Come sarebbe la vita di una città se all’improvviso arrivasse un flagello terribile? Ne “La peste” Camus nota che l’effetto dell’epidemia è l’indifferenza e il cinismo rispetto alla tragedia che seppur si vive collettivamente. L’esegesi del male descritta nell’opera comincia a Orano, una tranquilla cittadina che tutto d’un tratto si trova invasa dai ratti che causano l’epidemia rendendola una cittadina maledetta.  L’avvento della peste dimezza pian piano la popolazione, che in un primo momento rifiuta l’ipotesi della pestilenza, finendo poi per impazzire e perdersi nelle frivolezze della vita quotidiana. Orano si fa palcoscenico di un esperimento che indaga la psicologia di un’umanità al limite tra disgregazione e solidarietà.

Camus in questo analizza in maniera profonda la reazione dei personaggi di fronte al pericolo incombente della morte. Di fronte alla peste, la gente è presa dalle proprie faccende quotidiane e si comporta normalmente, presa dalle proprie distrazioni senza sollevare troppe domande sulla propria esistenza. Il pensiero che si debba morire sembra essere un’ipotesi inizialmente estromessa dal ragionamento comune finché arrivano i primi decessi e allora una riflessione sulla morte prende il sopravvento. Camus guarda alla psicologia della diffusione del morbo a livello di massa e ai meccanismi antropologici che la scatenano: ciò che colpisce nella lettura infatti, sono i diversi modi di reagire all’epidemia. Quando la tragedia non si può più negare, molti sono i modi  cui reagisce la gente di fronte alla pestilenza. C’è chi risponde negando la realtà, chi impazzendo ma sopratutto tanto cinismo, indifferenza ed egoismo. La peste per Camus non rappresenta solo un male biologico; è la metafora del male come decadenza dell’animo umano. La vera tragedia nasce quando viene a mancare uno sfondo benevolo/eroico che sostiene il dramma riducendo la comunità in una città abbandonata a se stessa e al proprio destino.

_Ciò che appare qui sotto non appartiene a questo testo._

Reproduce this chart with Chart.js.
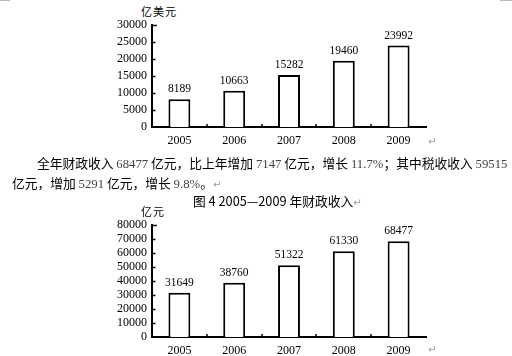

In epoca di epidemia emerge la ridefinizione delle proprie priorità: di fronte alla possibilità della morte ognuno deve guardare dentro di se e cercare le proprie ragioni per andare avanti. Come quelle del personaggio di Rieux: un medico che trova nell’esercizio della sua professione la giustificazione delle sue azioni che si realizzano nella lotta per strappare i suoi concittadini dalla morte. Essendo uomo dice: “non posso accettare di vedere morire”. Un tentativo forse caduto invano visto lo sterminio della malattia, ma se lo pensiamo come un uomo che non abbandona altri uomini che soffrono, allora forse la lotta contro il male non è stata persa.

Ed è forse questo il ragionamento filosofico cui Camus vuole portarci: la peste non tanto come male organico ma come bacillo di un male che non muore mai – l’indifferenza per il prossimo appunto. La salvezza dell’umanità allora ha bisogno di più dottor Reux, che lungi dall’essere eroi, si battono contro il male (anche se ancora non li ha colpiti), per conservare un barlume di speranza di rinascita per tutti. Perché la peste può essere vinta solo dalla passione di una lotta comune che sopravvive soltanto stando insieme È un’umanità che non è in grado di conservare se stessa finchè manca la socialità e la solidarietà umana. E allora, se vivere, stare al mondo implica lottare per il bene comune, la peste rappresenta il fallimento della convivenza reciproca. La vera epidemia parte quando cominciamo a pensare solo a noi stessi.

Esistono momenti nella storia in cui l’umanità è percorsa dalla paura, proprio come questo che stiamo attraversando. Una paura talmente grande che attraversa nazioni e produce quella che gli psicologi chiamano psicosi di massa. Del resto un’epidemia è un flagello, un male improvviso, irrazionale che travolge e spezza le vite degli uomini. In questo noi siamo simili ai cittadini di Orano: manca ancora una dignitosa resistenza contro la presenza del male comune. In questa fase storica precisa che stiamo attraversando, vi è maggior consapevolezza dei rischi rispetto al passato che tuttavia non riescono ad essere gestiti dalla mente umana e per questo spesso si arriva al delirio di massa. La psicologia umana infatti difficilmente regge l’ignoto, ma questo purtroppo accade quando ci troviamo a sostenere l’impatto di un’epidemia che aumentando la soglia dell’ incertezza va a raschiare l’esistenza di ognuno di noi. Eppure esiste una realtà trascendente alla nostra piccola soggettività- che da sola non basta. Realtà che deve necessariamente esistere perché l’incontro con l’altro possa avvenire. E allora grazie a tutti quelli che, invece di scappare per andare al sicuro, combattono il male degli altri per salvare noi tutti, e insieme loro stessi.